Some (of rude nature) could perhaps make snide remarks about your
possible, perhaps hidden, vision of your role in bearing the burden to
educate blacks about their past. I can hear the inner minds of some
saying "WTF is this white guy telling me about what he thinks are my
cultural roots and part of my identity." I am sure lots of black don't
dig the blues the way you do. That's personal taste and preference.
They may dig the Irish tenors over delta blues.

There is one stage of world music. There is one audience. Its for all
of us, all of it is all part of all of our heritages -- whether its
blues, new punk, puccini, miles, robert johnson, the grateful dead,
bob marley, amedeus, trotaka, aretha, gershwin, gretchen wilson,
charlotte sometimes, alison krauss, muddy waters, robert plant, taylor
swift,  lily allen or duke ellington.

We are all culturally enriched by so many variants on the thing we
call music. And it belongs to none of us but all of us.

Unfortunately many African-Americans don't see it that way.

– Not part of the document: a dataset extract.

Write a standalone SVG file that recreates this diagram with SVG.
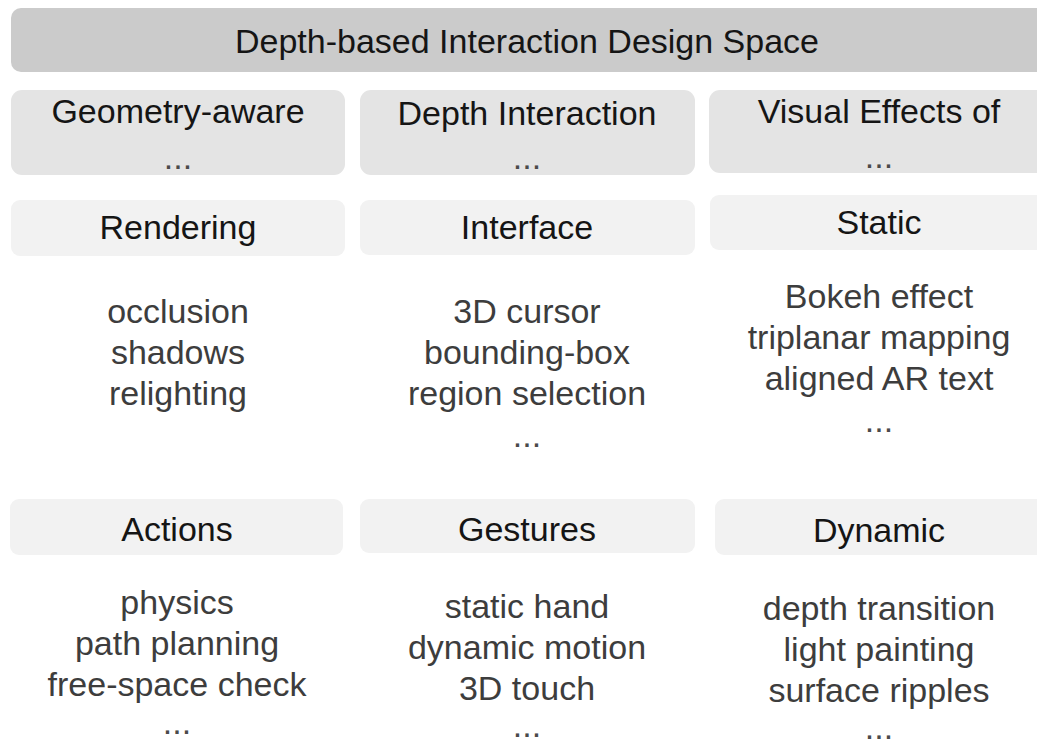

I remember seeing a segment on TV where Paul Simon went into some college or HS in NYC and was sharing his recent hybrid music on his album The Rhythm of the Saints, which featured much inspiration from African music and included a number of African musicians. A contingent of blacks showed up and raised holy hell at his presentation, claiming that whites had been stealing "black music" from blacks for a long, long time, and that this was just another example. It didn't matter how Simon tried to explain it, their 'tude was it was cultural robbery.